Ele conta que, do volume aprovado para as palmeiras, R$ 2 milhões foram direcionados para macaúba. “O montante é suficiente para material de consumo, diárias e aquisição de reagentes. Mas ainda há defasagem de mão-de-obra. Falta muita gente de laboratório, de campo, e pesquisadores de forma geral. Avalio que necessitamos de 50% mais pessoas para esse projeto”, avalia Cargnin.

Ele detalha que a Embrapa Cerrados tem de seis a oito pesquisadores atuando com macaúba. Há outras instituições de pesquisa, três na região Norte e Nordeste, mas cada uma tem um quadro de uma a duas pessoas. Soma-se à equipe também pesquisadores de universidades, como a Federal de Viçosa, e a de Lavras. 
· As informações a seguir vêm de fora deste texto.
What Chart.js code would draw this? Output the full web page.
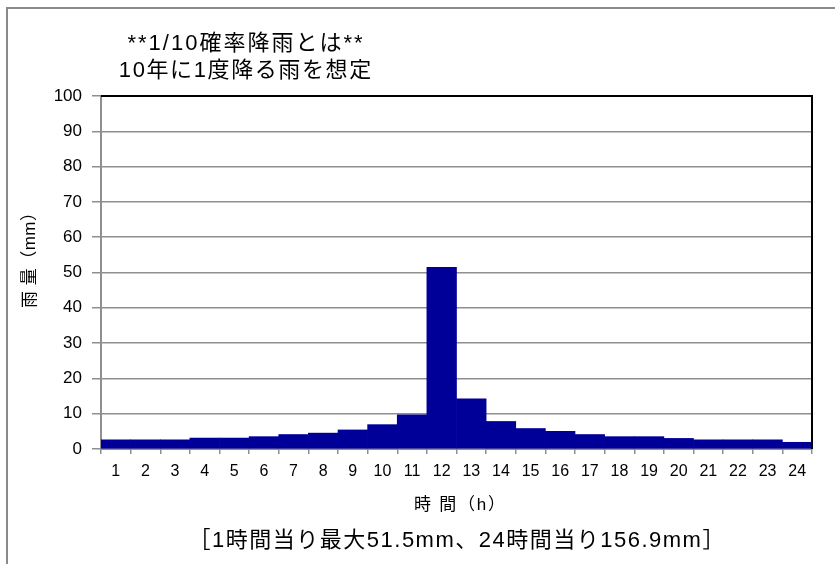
<!DOCTYPE html>
<html lang="ja">
<head>
<meta charset="utf-8">
<title>1/10確率降雨</title>
<script src="https://cdn.jsdelivr.net/npm/chart.js@4/dist/chart.umd.min.js"></script>
<style>
  html, body { margin: 0; padding: 0; background: #ffffff; }
  #wrap { width: 835px; height: 564px; }
</style>
</head>
<body>
<div id="wrap"><canvas id="rain" width="835" height="564"></canvas></div>
<script>
// Hourly rainfall of the 1-in-10-year design storm (mm per hour)
const hours = ['1','2','3','4','5','6','7','8','9','10','11','12',
               '13','14','15','16','17','18','19','20','21','22','23','24'];
const rainfall = [2.6, 2.6, 2.6, 3.1, 3.1, 3.5, 4.1, 4.5, 5.4, 6.9, 9.7, 51.5,
                  14.2, 7.8, 5.8, 5.0, 4.1, 3.5, 3.5, 3.0, 2.6, 2.6, 2.6, 1.9];
const yTicks = [0, 10, 20, 30, 40, 50, 60, 70, 80, 90, 100];

const titleLines = ['**1/10確率降雨とは**', '10年に1度降る雨を想定'];
const yTitle = '雨 量（mm）';
const xTitle = '時 間（h）';
const caption = '［1時間当り最大51.5mm、24時間当り156.9mm］';

const FONT = '"Liberation Sans", "Noto Sans CJK JP", sans-serif';
const GRID = '#8f8f8f';

// Draws text centred at (x, y) with optional extra spacing between glyphs
function spacedText(ctx, text, x, y, font, spacing) {
  ctx.font = font;
  if ('letterSpacing' in ctx) {
    ctx.letterSpacing = spacing + 'px';
    const w = ctx.measureText(text).width;
    ctx.textAlign = 'left';
    ctx.fillText(text, x - (w - spacing) / 2, y);
    ctx.letterSpacing = '0px';
    ctx.textAlign = 'center';
  } else {
    ctx.fillText(text, x, y);
  }
}

// Frame, plot border and the text blocks around the plot
const decorations = {
  id: 'decorations',
  beforeDraw(chart) {
    const ctx = chart.ctx;
    ctx.save();
    ctx.fillStyle = '#ffffff';
    ctx.fillRect(0, 0, chart.width, chart.height);
    ctx.strokeStyle = '#8a8a8a';
    ctx.lineWidth = 2;
    ctx.beginPath();
    ctx.moveTo(7, chart.height);
    ctx.lineTo(7, 8);
    ctx.lineTo(chart.width, 8);
    ctx.stroke();
    ctx.restore();
  },
  afterDraw(chart) {
    const ctx = chart.ctx;
    const a = chart.chartArea;
    const cx = (a.left + a.right) / 2;
    ctx.save();
    // black top and right edges of the plot
    ctx.strokeStyle = '#000000';
    ctx.lineWidth = 2;
    ctx.beginPath();
    ctx.moveTo(a.left, a.top);
    ctx.lineTo(a.right, a.top);
    ctx.lineTo(a.right, a.bottom);
    ctx.stroke();

    ctx.fillStyle = '#000000';
    ctx.textAlign = 'center';
    ctx.textBaseline = 'middle';

    spacedText(ctx, titleLines[0], 245, 44, '22px ' + FONT, 2);
    spacedText(ctx, titleLines[1], 245, 71, '22px ' + FONT, 1.6);

    spacedText(ctx, xTitle, cx + 3, 505, '17px ' + FONT, 1.8);

    spacedText(ctx, caption, cx, 541, '22px ' + FONT, 1.5);

    ctx.save();
    ctx.translate(30, 256);
    ctx.rotate(-Math.PI / 2);
    spacedText(ctx, yTitle, 0, 0, '17px ' + FONT, 0.5);
    ctx.restore();

    ctx.restore();
  }
};

new Chart(document.getElementById('rain'), {
  type: 'bar',
  data: {
    labels: hours,
    datasets: [{
      label: '雨量',
      data: rainfall,
      backgroundColor: '#000099',
      borderWidth: 0,
      barPercentage: 1.0,
      categoryPercentage: 1.0
    }]
  },
  options: {
    responsive: false,
    devicePixelRatio: 1,
    animation: false,
    layout: { padding: { left: 0, top: 96, right: 23, bottom: 0 } },
    plugins: {
      legend: { display: false },
      tooltip: { enabled: false },
      title: { display: false }
    },
    scales: {
      x: {
        offset: true,
        grid: {
          display: true,
          offset: true,
          drawOnChartArea: false,
          drawTicks: true,
          tickLength: 5,
          color: GRID,
          lineWidth: 1.5
        },
        border: { display: true, color: GRID, width: 2 },
        ticks: {
          color: '#000000',
          font: { family: FONT, size: 16 },
          padding: 8,
          maxRotation: 0,
          autoSkip: false
        },
        afterFit(scale) { scale.height = 564 - 449; }
      },
      y: {
        min: 0,
        max: 100,
        afterBuildTicks(scale) { scale.ticks = yTicks.map(v => ({ value: v })); },
        grid: {
          color: ctx => (ctx.tick && ctx.tick.value === 100) ? '#000000' : GRID,
          tickColor: GRID,
          lineWidth: 1.5,
          drawTicks: true,
          tickLength: 9
        },
        border: { display: true, color: GRID, width: 2 },
        ticks: {
          color: '#000000',
          font: { family: FONT, size: 17 },
          padding: 10
        },
        afterFit(scale) { scale.width = 101; }
      }
    }
  },
  plugins: [decorations]
});
</script>
</body>
</html>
“Infelizmente, não há uma política efetiva de investimento em pesquisas no setor. O anúncio, em setembro passado, de um repasse de R$ 22 milhões do Fundo Nacional de Desenvolvimento Científico e Tecnológico para pesquisas em biodiesel foi bastante bem vindo. Mas ainda é muito pouco”, avaliou o senador João Tenório (PSDB/AL), presidente da Subcomissão de Biocombustíveis do Senado Federal, instalada em 2008. Além disso, segundo ele, há a necessidade de descentralizar os investimentos em pesquisas. “As regiões Norte e Nordeste precisam receber uma fatia mais generosa de recursos”.

Investimento privado

O envolvimento da iniciativa privada nas pesquisas não é privilégio do setor de biodiesel no Brasil. Na época em que o Programa Brasileiro do Álcool (Proalcool) foi instituído, o envolvimento do setor alcooleiro nas pesquisas é que foi determinante para transformar a cana-de-açúcar na matéria-prima mais competitiva do mundo para produção de etanol. “Há relatos de que a produção de etanol data da Segunda Guerra Mundial, quando o combustível foi produzido para atender à escassez do petróleo. “Mas é evidente que os principais avanços vieram nos últimos 30 anos, sobretudo com o envolvimento da iniciativa privada”, conta Marcos Landell, pesquisador científico do Instituto Agronômico de Campinas e diretor do Centro de Cana do instituto. Até então, explica o pesquisador, a produtividade da cana em São Paulo era de 70 toneladas por hectare e o canavial produzia em apenas três anos. “Atualmente, essa produtividade é de 85 a 90 toneladas e um canavial rende de cinco a seis cortes”. Também no início do Proalcool, o rendimento da cana era bem menor. Com uma tonelada da matéria-prima, era possível produzir de 70 a 75 litros de etanol, nível que atualmente é de 90 litros por tonelada. “Sem esses ganhos do melhoramento genético, e também dos avanços agronômicos, o negócio não seria sustentável”, constata Landell.